Many of you can relate to the aging syndrome that suddenly catches up with us at the best and the worst of times. My rationale is that yes, I am entitled, I have worked hard all my life, and I have earned it. For me, if it does not hurt anyone else in the process. If I didn’t do it, it would hurt me physically. So, I guess I justify it medically.
The Gospel calls us to reimagine this system. What would it look like if the last were first, if the overlooked were welcomed, if the humble were lifted?
Do I see myself as entitled to the best seat at the table, or am I willing to take the lower seat, leaving space for others to be lifted?
The world we are called to enable and participate in is not built on entitlement. It is built on grace. And grace is a gift that can never be bought, outbid, or charged to someone else’s credit card. ¹
And yes, it even shows up in the church, when clergy or leaders assume they deserve a certain place of honour. I know, as a Samoan woman minister, what it feels like not to be seated at the head table even though I have a clerical collar around my neck — and yet to not even have my name called because of my gender. You eventually get a bit sick and tired of the blatant exclusion and so I choose not to attend many of these occasions, I just don’t need it in my life. I am now very selective with where I go particularly in Samoan circles. Entitlement plays itself out in countless ways.
But Jesus is clear: God’s realm is not built on entitlement. It is built on radical hospitality. He says, “When you give a banquet, invite the poor, the crippled, the lame, the blind. And you will be blessed.”
In other words, don’t just invite those who can repay you. Don’t just surround yourself with the entitled. Create space for those who never expect a seat at the table.

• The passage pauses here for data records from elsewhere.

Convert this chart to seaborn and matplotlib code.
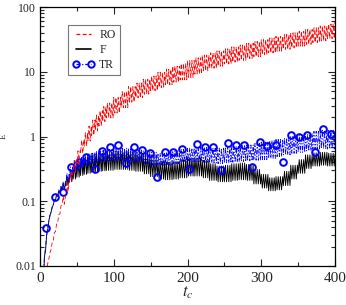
import numpy as np
import pandas as pd
import matplotlib
matplotlib.use("Agg")
import matplotlib.pyplot as plt
import seaborn as sns
from matplotlib.lines import Line2D
from matplotlib.ticker import LogLocator, MultipleLocator, NullFormatter, FixedLocator, FixedFormatter

# ---- data ----
t_knots = [0, 3, 6, 9, 12, 15, 18, 21, 24, 27, 30, 35, 40, 45, 50, 55,
           60, 65, 70, 75, 80, 85, 90, 100, 110, 120, 130, 140, 150, 160, 170, 180, 190,
           200, 210, 220, 230, 240, 250, 260, 270, 280, 290, 300, 310, 320,
           330, 340, 350, 360, 370, 380, 390, 400]

# lower / upper envelope of the fast oscillation of each quantity
ro_lo = [1e-4, 0.001, 0.004, 0.009, 0.013, 0.018, 0.024, 0.034, 0.047, 0.064,
         0.09, 0.14, 0.2, 0.28, 0.38, 0.55,
         0.71, 0.85, 1.04, 1.23, 1.46, 1.7, 1.93, 2.3, 2.8, 3.4, 3.95, 4.5, 5.1, 5.7, 6.3, 6.9, 7.5,
         8.2, 9.2, 10.3, 11.3, 12.2, 13.2, 14.1, 15.0, 16.0, 17.1, 18.3, 19.5, 20.8,
         22.2, 23.5, 24.9, 26.5, 28.2, 30.0, 32.4, 34.8]
ro_hi = [1e-4, 0.0012, 0.005, 0.011, 0.016, 0.023, 0.033, 0.045, 0.062, 0.085,
         0.12, 0.19, 0.28, 0.43, 0.6, 0.88,
         1.15, 1.45, 1.8, 2.15, 2.5, 2.9, 3.3, 4.0, 4.95, 5.9, 6.7, 7.7, 8.6, 9.8, 10.9, 12.2, 13.4,
         14.9, 16.4, 18.1, 19.6, 21.0, 22.6, 24.2, 25.8, 27.5, 29.4, 31.3, 33.3, 35.4,
         37.6, 39.9, 42.3, 44.9, 47.8, 50.9, 54.6, 58.8]

f_lo = [5e-4, 0.004, 0.014, 0.03, 0.05, 0.068, 0.088, 0.105, 0.12, 0.135,
        0.15, 0.175, 0.2, 0.22, 0.235, 0.25,
        0.26, 0.27, 0.28, 0.285, 0.29, 0.295, 0.3, 0.31, 0.31, 0.3, 0.29, 0.265, 0.24, 0.22, 0.215, 0.22, 0.23,
        0.245, 0.245, 0.23, 0.21, 0.2, 0.2, 0.21, 0.215, 0.21, 0.185, 0.16, 0.145, 0.15,
        0.175, 0.22, 0.27, 0.32, 0.35, 0.36, 0.35, 0.34]
f_hi = [5e-4, 0.005, 0.017, 0.036, 0.06, 0.08, 0.104, 0.125, 0.145, 0.165,
        0.19, 0.25, 0.31, 0.37, 0.42, 0.45,
        0.48, 0.5, 0.52, 0.535, 0.55, 0.56, 0.57, 0.6, 0.6, 0.58, 0.55, 0.5, 0.45, 0.41, 0.4, 0.41, 0.44,
        0.47, 0.47, 0.43, 0.38, 0.35, 0.36, 0.38, 0.39, 0.37, 0.31, 0.26, 0.23, 0.24,
        0.29, 0.36, 0.44, 0.52, 0.56, 0.57, 0.55, 0.53]

tr_lo = [5e-4, 0.004, 0.014, 0.03, 0.05, 0.068, 0.088, 0.106, 0.12, 0.135,
         0.15, 0.19, 0.23, 0.27, 0.3, 0.33,
         0.35, 0.365, 0.38, 0.39, 0.4, 0.41, 0.42, 0.43, 0.43, 0.42, 0.4, 0.38, 0.36, 0.35, 0.36, 0.38, 0.4,
         0.41, 0.41, 0.4, 0.39, 0.38, 0.39, 0.4, 0.41, 0.42, 0.43, 0.44, 0.46, 0.49,
         0.52, 0.55, 0.57, 0.6, 0.64, 0.65, 0.64, 0.62]
tr_hi = [5e-4, 0.006, 0.02, 0.04, 0.062, 0.082, 0.106, 0.128, 0.15, 0.17,
         0.2, 0.27, 0.34, 0.4, 0.45, 0.49,
         0.52, 0.545, 0.57, 0.585, 0.6, 0.615, 0.63, 0.65, 0.66, 0.64, 0.62, 0.6, 0.57, 0.55, 0.56, 0.6, 0.63,
         0.66, 0.68, 0.68, 0.66, 0.66, 0.68, 0.7, 0.72, 0.74, 0.78, 0.82, 0.86, 0.9,
         0.95, 1.0, 1.05, 1.1, 1.2, 1.25, 1.25, 1.2]

# TR symbols (open circles) as seen on the curve
tr_mark_t = [8, 20, 31, 42, 53, 63, 74, 84, 95, 106, 116, 127, 138, 149, 159,
             170, 181, 192, 202, 213, 224, 234, 245, 255, 266, 277, 287, 298,
             308, 320, 330, 341, 351, 362, 373, 384, 394]
tr_mark_v = [0.039, 0.116, 0.14, 0.34, 0.41, 0.48, 0.31, 0.59, 0.68, 0.74, 0.39,
             0.68, 0.62, 0.55, 0.24, 0.57, 0.57, 0.64, 0.32, 0.76, 0.69, 0.69,
             0.30, 0.8, 0.74, 0.74, 0.34, 0.82, 0.72, 0.74, 0.40, 1.05, 0.98,
             1.05, 0.58, 1.3, 1.1]

labels = ["RO", "F", "TR"]
x_ticks = [0, 100, 200, 300, 400]
y_ticks = [0.01, 0.1, 1, 10, 100]
y_ticklabels = ["0.01", "0.1", "1", "10", "100"]


def oscillation(t, lo, hi, dt):
    """Fast oscillation drawn between the envelope values held at each knot."""
    xs, ys = [], []
    parity = 0
    for k in range(len(t)):
        t0 = t[k]
        t1 = t[k + 1] if k + 1 < len(t) else t[k] + dt
        tt = t0
        while tt < t1 - 1e-9:
            xs.append(tt)
            ys.append(hi[k] if parity else lo[k])
            parity ^= 1
            tt += dt
    return pd.DataFrame({"t": xs, "E": ys})


sns.set_style("ticks")
plt.rcParams["font.family"] = ["Liberation Serif", "DejaVu Serif"]
plt.rcParams["mathtext.fontset"] = "stix"

fig = plt.figure(figsize=(3.46, 3.05), dpi=100)
ax = fig.add_axes([40 / 346, 1 - 266 / 305, 295 / 346, 259 / 305])

df_f = oscillation(t_knots, f_lo, f_hi, 1.5)
df_tr = oscillation(t_knots, tr_lo, tr_hi, 1.5)
df_ro = oscillation(t_knots, ro_lo, ro_hi, 1.5)

sns.lineplot(data=df_f, x="t", y="E", estimator=None, sort=False, ax=ax,
             color="black", linewidth=0.65)
sns.lineplot(data=df_tr, x="t", y="E", estimator=None, sort=False, ax=ax,
             color="blue", linewidth=0.6, linestyle=(0, (5, 2, 1.5, 2)))
sns.lineplot(x=tr_mark_t, y=tr_mark_v, estimator=None, sort=False, ax=ax,
             color="blue", linestyle="", marker="o", markersize=4.8,
             markerfacecolor="none", markeredgecolor="blue", markeredgewidth=1.4)
sns.lineplot(data=df_ro, x="t", y="E", estimator=None, sort=False, ax=ax,
             color="red", linewidth=0.6, linestyle=(0, (5, 3)))

ax.set_yscale("log")
ax.set_xlim(0, 400)
ax.set_ylim(0.01, 100)

ax.xaxis.set_major_locator(FixedLocator(x_ticks))
ax.xaxis.set_minor_locator(MultipleLocator(50))
ax.yaxis.set_major_locator(FixedLocator(y_ticks))
ax.yaxis.set_major_formatter(FixedFormatter(y_ticklabels))
ax.yaxis.set_minor_locator(LogLocator(base=10, subs=np.arange(2, 10)))
ax.yaxis.set_minor_formatter(NullFormatter())

ax.tick_params(which="both", direction="in", top=True, right=True, width=0.8)
ax.tick_params(which="major", length=5)
ax.tick_params(which="minor", length=3)
ax.tick_params(axis="x", labelsize=11, pad=4)
ax.tick_params(axis="y", labelsize=8.5, pad=3)
for s in ax.spines.values():
    s.set_linewidth(0.9)
    s.set_color("black")

ax.set_xlabel(r"$t_c$", fontsize=12, labelpad=0)
ax.set_ylabel("E", fontsize=6, labelpad=5)

handles = [
    Line2D([], [], color="red", linewidth=0.9, linestyle=(0, (3, 2))),
    Line2D([], [], color="black", linewidth=1.2),
    Line2D([], [], color="blue", linewidth=0.9, linestyle=(0, (3, 1.5, 1, 1.5)),
           marker="o", markersize=4.6, markerfacecolor="none",
           markeredgecolor="blue", markeredgewidth=1.4),
]
leg = ax.legend(handles, labels, loc="upper left", bbox_to_anchor=(0.095, 0.93),
                borderaxespad=0, fontsize=8.5, frameon=True, fancybox=False,
                handlelength=1.9, handletextpad=0.4, labelspacing=0.25,
                borderpad=0.35, numpoints=2)
leg.get_frame().set_edgecolor("#555555")
leg.get_frame().set_linewidth(0.8)

fig.savefig("out.png", dpi=100)
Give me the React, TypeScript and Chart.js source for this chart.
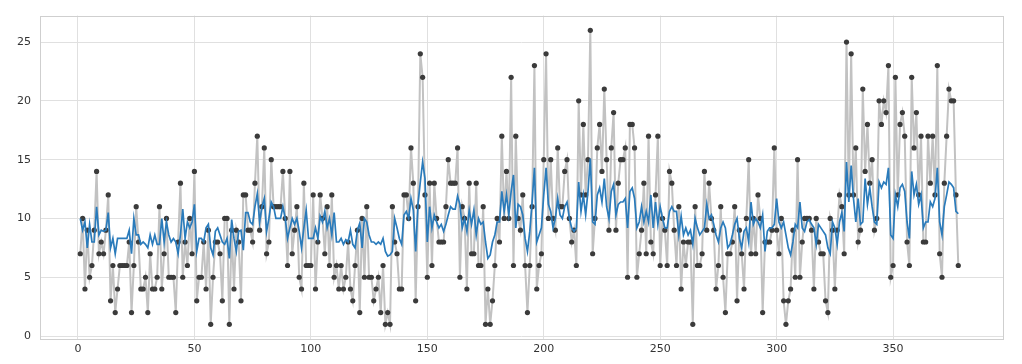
import React, { useEffect, useRef } from "react";
import { Chart, registerables } from "chart.js";

Chart.register(...registerables);

const observed: number[] = [
  7,10,4,9,5,6,9,14,7,8,7,9,12,3,6,2,4,6,6,6,6,8,2,6,11,8,4,4,5,2,
  7,4,4,5,11,4,7,10,5,5,5,2,8,13,5,8,6,10,7,14,3,5,5,8,4,9,1,5,8,8,
  7,3,10,10,1,9,4,9,8,3,12,12,9,9,8,13,17,9,11,16,7,8,15,11,11,11,11,14,10,6,
  14,7,9,11,5,4,13,6,6,6,12,4,8,12,10,7,11,6,12,5,6,4,6,4,5,8,4,3,6,9,
  2,10,5,11,5,5,3,4,5,2,6,1,2,1,11,8,7,4,4,12,12,10,16,13,3,11,24,22,12,5,
  13,6,13,10,8,8,8,11,15,13,13,13,16,5,11,10,4,13,7,7,13,6,6,11,1,4,1,3,6,10,
  8,17,10,14,10,22,6,17,10,9,12,6,2,6,11,23,4,6,7,15,24,10,15,10,9,16,11,11,14,15,
  10,8,9,6,20,12,18,12,15,26,7,10,16,18,14,21,15,9,16,19,9,13,15,15,16,5,18,18,16,5,
  7,9,13,7,17,8,7,12,17,6,10,9,6,14,13,9,6,11,4,8,6,8,8,1,11,6,6,7,14,9,
  13,10,9,4,6,11,5,2,7,7,8,11,3,9,7,4,10,15,7,10,7,12,10,2,8,8,8,9,16,9,
  7,10,3,1,3,4,9,5,15,5,8,10,10,10,9,4,10,8,7,7,3,2,10,9,4,9,12,11,7,25,
  12,24,12,16,8,9,21,14,18,13,15,9,10,20,18,20,19,23,5,6,22,12,18,19,17,8,6,22,16,19,
  12,17,8,8,17,13,17,12,23,7,5,13,17,21,20,20,12,6,
];

const fitted: number[] = [
  10,9,9.7,7.5,9.5,8,8,11,8.6,9,8.9,9,10.5,7.5,8.3,7,8.3,8.3,8.3,8.3,8.3,9,7,10,8.6,8.6,7.8,8,7.8,7.5,
  8.6,7.8,8.6,7.8,7.8,10,8,9.7,8.6,8,8.3,8,7,8.6,10.8,8.3,9.7,9.2,9.7,11.2,7.2,8.3,8.3,8,9.2,9.5,7.5,6.9,8.9,9.2,8.6,8,7.8,
  8.3,6.6,9.9,8.3,7.2,8.9,9,7.3,10.5,10.5,9.7,9.5,11,12.1,9.7,11,11.7,8.9,10,11.4,11,10,10,10,11,10,8.3,9.2,10,9.5,10,8.9,
  7.5,9.2,10.7,8.3,8.3,8.3,9.2,8.3,10.2,9.7,10.6,9.2,10,8.6,10.5,8,8,8.3,7.8,8.2,8,9,7.8,7.5,9,9.6,7.5,10,9.7,8.6,8,8,
  7.8,8,7.8,8.3,7.2,6.8,6.9,7.2,10,9.2,8.3,7.8,10.3,10.6,10,11.7,10.7,7.2,11.2,13.1,14.8,13.4,8,11,9.2,10.3,9.7,9.2,9.5,8.9,9.5,10.3,
  11,10.8,10.8,11.9,11.2,9.2,10,8.9,10.7,9.5,10.7,8.6,10,9.5,9.7,8,6.6,6.9,8,8.6,9.7,9.7,12.3,10.6,12,10.3,12.3,13.7,9.2,11.2,11,10.3,
  8.3,7.2,8.9,11.4,14.3,8,8.6,9.2,12,14.3,11.2,10.6,9.2,10,11.7,10.3,10,11,11.4,10,9.2,8.9,9.2,13.1,10.6,12,10.3,12.3,15.1,9.7,9.5,12,
  12.6,11.4,13.4,11,10,12.3,12.9,10.3,11.2,11.4,11.4,11.7,9.2,12.3,12.6,11.7,9.2,9.7,11,9.7,10.6,9.7,12,9.2,11.4,9.5,11,10,9.2,9.2,10.6,11,10.6,
  10.6,8.6,10.2,8.6,9.2,8.6,9,7.8,10,9.2,8.6,8.9,9.2,11.2,10,10.3,9.5,8.6,8,9.2,9.7,9.2,7.5,7.8,8.6,9.5,10,8.3,7.5,8.9,9.2,8,
  11.4,9.5,10,9.7,9.2,10.3,7.2,8.9,9.2,9.2,9.5,11.7,9.7,9.2,9.7,8.6,7.5,6.9,8,9.5,9.2,11.4,9.2,8.9,9.7,9.9,9.5,9.2,7.8,9.5,9.2,8.9,
  8.6,7.5,7,9.7,9.2,7.8,9.7,10.5,8.9,14.8,11.4,14.5,11.7,9.7,11.7,9.5,9.7,13.4,11.2,12.6,11,9.7,9.5,13.1,12.6,13.1,12.9,14.3,8.6,8.3,12,11,
  12.6,12.9,12.3,9.7,8.3,14,12,12.9,11.2,12,9.2,9.7,9.7,11.4,11,11.7,14.3,9.7,8.6,11,12,13.1,12.9,12.6,10.6,10.4,
];

const xTicks: number[] = [0, 50, 100, 150, 200, 250, 300, 350];
const yTicks: number[] = [0, 5, 10, 15, 20, 25];
const xRange: number[] = [-16.3, 397.2];
const yRange: number[] = [-0.25, 27.25];

const framePlugin = {
  id: "frame",
  afterDraw(chart: any) {
    const { ctx, chartArea } = chart;
    ctx.save();
    ctx.strokeStyle = "#cfcfcf";
    ctx.lineWidth = 1;
    ctx.strokeRect(
      Math.round(chartArea.left) + 0.5,
      Math.round(chartArea.top) + 0.5,
      Math.round(chartArea.right - chartArea.left),
      Math.round(chartArea.bottom - chartArea.top)
    );
    ctx.restore();
  },
};

export default function App() {
  const ref = useRef<HTMLCanvasElement | null>(null);

  useEffect(() => {
    document.body.style.margin = "0";
    const canvas = ref.current;
    if (!canvas) return;
    const obsPts = observed.map((v, i) => ({ x: i + 1, y: v }));
    const fitPts = fitted.map((v, i) => ({ x: i + 1, y: v }));

    const chart = new Chart(canvas, {
      type: "line",
      data: {
        datasets: [
          {
            data: fitPts,
            borderColor: "#2a7bbb",
            borderWidth: 1.7,
            pointRadius: 0,
            tension: 0,
            order: 0,
          },
          {
            data: obsPts,
            borderColor: "#c2c2c2",
            borderWidth: 2,
            pointRadius: 2.6,
            pointBackgroundColor: "#3b3b3b",
            pointBorderWidth: 0,
            tension: 0,
            order: 1,
          },
        ],
      },
      options: {
        responsive: false,
        animation: false,
        layout: { padding: { top: 14, right: 19, left: 0, bottom: 0 } },
        plugins: { legend: { display: false }, tooltip: { enabled: false } },
        scales: {
          x: {
            type: "linear",
            min: xRange[0],
            max: xRange[1],
            afterBuildTicks: (s: any) => {
              s.ticks = xTicks.map((v) => ({ value: v }));
            },
            afterFit: (s: any) => {
              s.height = 25;
            },
            grid: { color: "#e0e0e0", lineWidth: 1, drawTicks: false },
            border: { display: false },
            ticks: {
              padding: 4,
              color: "#333",
              font: { family: "DejaVu Sans", size: 11 },
              maxRotation: 0,
            },
          },
          y: {
            type: "linear",
            min: yRange[0],
            max: yRange[1],
            afterBuildTicks: (s: any) => {
              s.ticks = yTicks.map((v) => ({ value: v }));
            },
            afterFit: (s: any) => {
              s.width = 40;
            },
            grid: { color: "#e0e0e0", lineWidth: 1, drawTicks: false },
            border: { display: false },
            ticks: {
              padding: 9,
              color: "#333",
              font: { family: "DejaVu Sans", size: 11 },
            },
          },
        },
      },
      plugins: [framePlugin],
    });
    return () => chart.destroy();
  }, []);

  return (
    <div style={{ width: 1022, height: 364 }}>
      <canvas ref={ref} width={1022} height={364} style={{ display: "block" }} />
    </div>
  );
}
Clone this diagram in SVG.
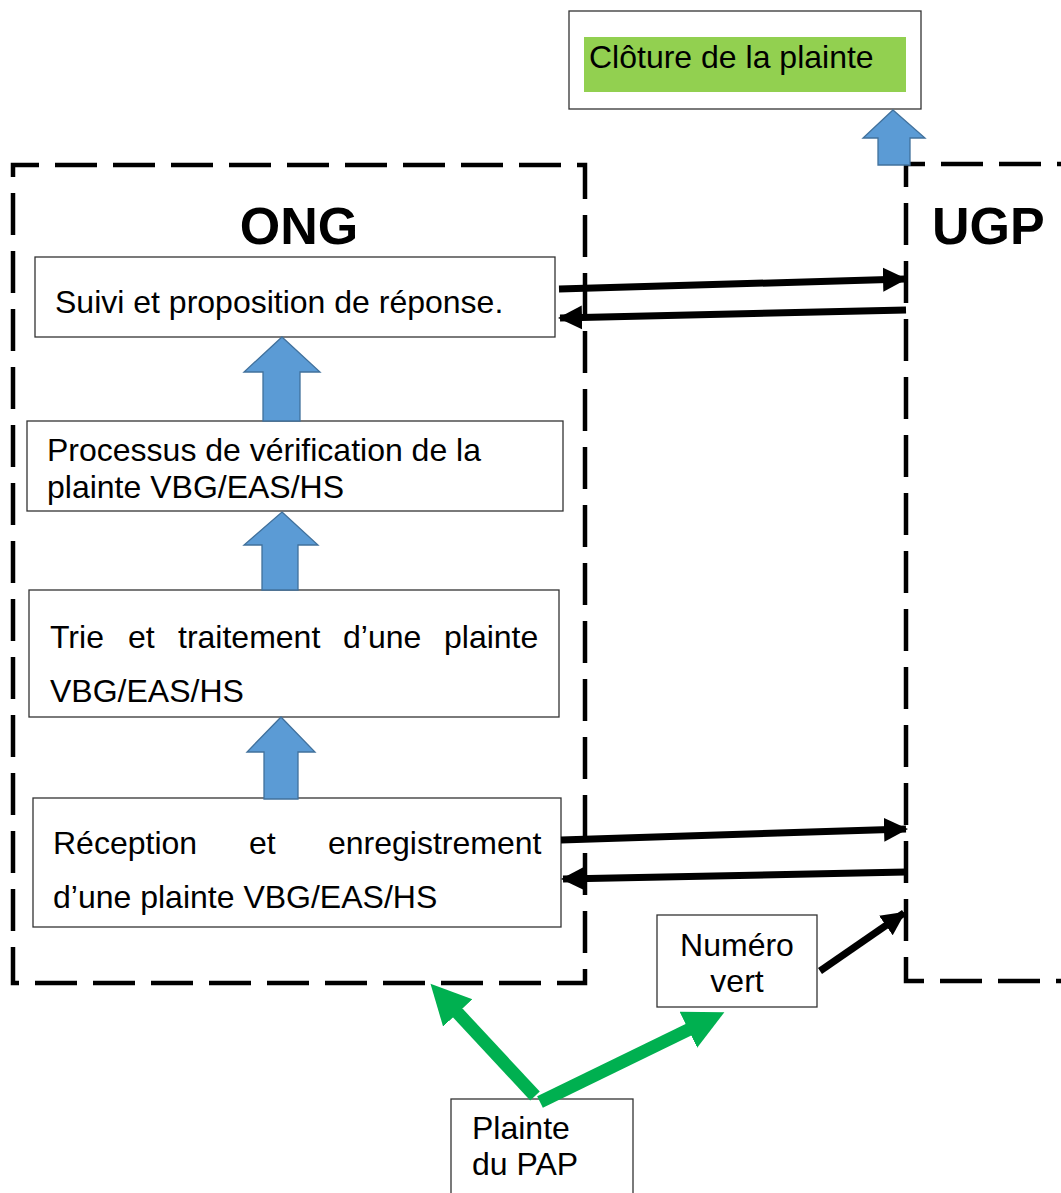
<svg xmlns="http://www.w3.org/2000/svg" width="1061" height="1193" viewBox="0 0 1061 1193">
  <defs>
    <style>
      .box { fill: #ffffff; stroke: #333333; stroke-width: 1.3; }
      .txt { font-family: "Liberation Sans", Arial, sans-serif; font-size: 32px; fill: #000000; }
      .title { font-family: "Liberation Sans", Arial, sans-serif; font-size: 52px; font-weight: bold; fill: #000000; }
      .zone { fill: none; stroke: #000000; stroke-width: 4.5; stroke-dasharray: 42 16; }
      .block { fill: #5b9bd5; stroke: #41719c; stroke-width: 1.3; }
      .link { fill: none; stroke: #000000; stroke-width: 7; marker-end: url(#head-black); }
      .entry { fill: none; stroke: #00b050; stroke-width: 13; marker-end: url(#head-green); }
    </style>
    <marker id="head-black" markerUnits="userSpaceOnUse" markerWidth="26" markerHeight="26" viewBox="0 0 26 26" refX="22" refY="13" orient="auto">
      <path d="M0,1 L24,13 L0,25 Z" fill="#000000"/>
    </marker>
    <marker id="head-green" markerUnits="userSpaceOnUse" markerWidth="44" markerHeight="44" viewBox="0 0 44 44" refX="4" refY="22" orient="auto">
      <path d="M0,2 L40,22 L0,42 Z" fill="#00b050"/>
    </marker>
  </defs>

  <!-- Organisation zones -->
  <g id="zone-ong">
    <path class="zone" d="M13,165 H585 V983 H13 Z" stroke-dashoffset="16"/>
    <text class="title" x="299" y="244" text-anchor="middle">ONG</text>
  </g>
  <g id="zone-ugp">
    <path class="zone" d="M1061,164 H906 V981 H1061" stroke-dashoffset="-20"/>
    <text class="title" x="932" y="244">UGP</text>
  </g>

  <!-- Closing step -->
  <g id="cloture">
    <rect class="box" x="569" y="11" width="352" height="98"/>
    <rect x="584" y="37" width="322" height="55" fill="#92d050"/>
    <text class="txt" x="589" y="68">Clôture de la plainte</text>
  </g>

  <!-- ONG steps -->
  <g id="suivi">
    <rect class="box" x="35" y="257" width="520" height="80"/>
    <text class="txt" x="55" y="313">Suivi et proposition de réponse.</text>
  </g>
  <g id="verification">
    <rect class="box" x="27" y="421" width="536" height="90"/>
    <text class="txt" x="47" y="461">Processus de vérification de la</text>
    <text class="txt" x="47" y="498">plainte VBG/EAS/HS</text>
  </g>
  <g id="tri">
    <rect class="box" x="29" y="590" width="530" height="127"/>
    <text class="txt" y="648"><tspan x="50">Trie</tspan><tspan x="128">et</tspan><tspan x="178">traitement</tspan><tspan x="343">d’une</tspan><tspan x="444">plainte</tspan></text>
    <text class="txt" x="50" y="702">VBG/EAS/HS</text>
  </g>
  <g id="reception">
    <rect class="box" x="33" y="798" width="528" height="129"/>
    <text class="txt" y="854"><tspan x="53">Réception</tspan><tspan x="249">et</tspan><tspan x="328">enregistrement</tspan></text>
    <text class="txt" x="53" y="908">d’une plainte VBG/EAS/HS</text>
  </g>

  <!-- External entry points -->
  <g id="numero-vert">
    <rect class="box" x="657" y="915" width="160" height="92"/>
    <text class="txt" x="737" y="956" text-anchor="middle">Numéro</text>
    <text class="txt" x="737" y="992" text-anchor="middle">vert</text>
  </g>
  <g id="plainte-pap">
    <rect class="box" x="451" y="1099" width="182" height="110"/>
    <text class="txt" x="472" y="1139">Plainte</text>
    <text class="txt" x="472" y="1175">du PAP</text>
  </g>

  <!-- Connectors -->
  <g id="connectors">
    <!-- upward flow between steps -->
    <polygon class="block" points="282,337 320,372 300,372 300,421 263,421 263,372 244,372"/>
    <polygon class="block" points="282,512 318,545 298,545 298,590 262,590 262,545 244,545"/>
    <polygon class="block" points="281,717 315,752 298,752 298,799 264,799 264,752 247,752"/>
    <polygon class="block" points="893,110 925,138 910,138 910,165 878,165 878,138 863,138"/>

    <!-- exchanges with UGP -->
    <line class="link" x1="559" y1="289" x2="905" y2="279"/>
    <line class="link" x1="906" y1="310" x2="560" y2="318"/>
    <line class="link" x1="561" y1="840" x2="906" y2="829"/>
    <line class="link" x1="906" y1="872" x2="563" y2="879"/>
    <line class="link" x1="820" y1="971" x2="904" y2="913"/>

    <!-- complaint channels -->
    <line class="entry" x1="535" y1="1096" x2="455" y2="1010"/>
    <line class="entry" x1="540" y1="1102" x2="692" y2="1028"/>
  </g>
</svg>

Lift the humble. Honour the overlooked.
What Jesus is suggesting in his story telling is radical. It breaks every rule of reciprocity and reputation. In that society, meals were about mutual benefit — “I invite you today, you invite me tomorrow.” But Jesus imagines a different table — one where grace is the currency, and where those on the margins are given the seats of honour.
In a world of networking and ladder-climbing, Jesus calls us to stop measuring people by status, title, or usefulness.
In a society where many still go hungry, he asks us to create tables of real hospitality, where those who are excluded are welcomed first.
For the church, it is a challenge to be more than a club of the like-minded. We are called to be a community where God’s extravagant welcome is visible — where the stranger is embraced, the poor are fed, the excluded are given voice.
So, when we go about our lives, we need to ask ourselves:
Do I assume the best seat at the table?
Or am I willing to take the lower seat, leaving room for others to be lifted?
Because at the table that Jesus invites us to there are no head tables for the entitled. There is one table — the table of grace. And at that table, every seat is a gift. None of us earned it. None of us paid for it. All of us are invited by the mercy of God.
So, we are called to sit humbly and act justly. Let us welcome widely. Jesus reminds us, the last are first, the humble are lifted up, and grace is served to all. Amen.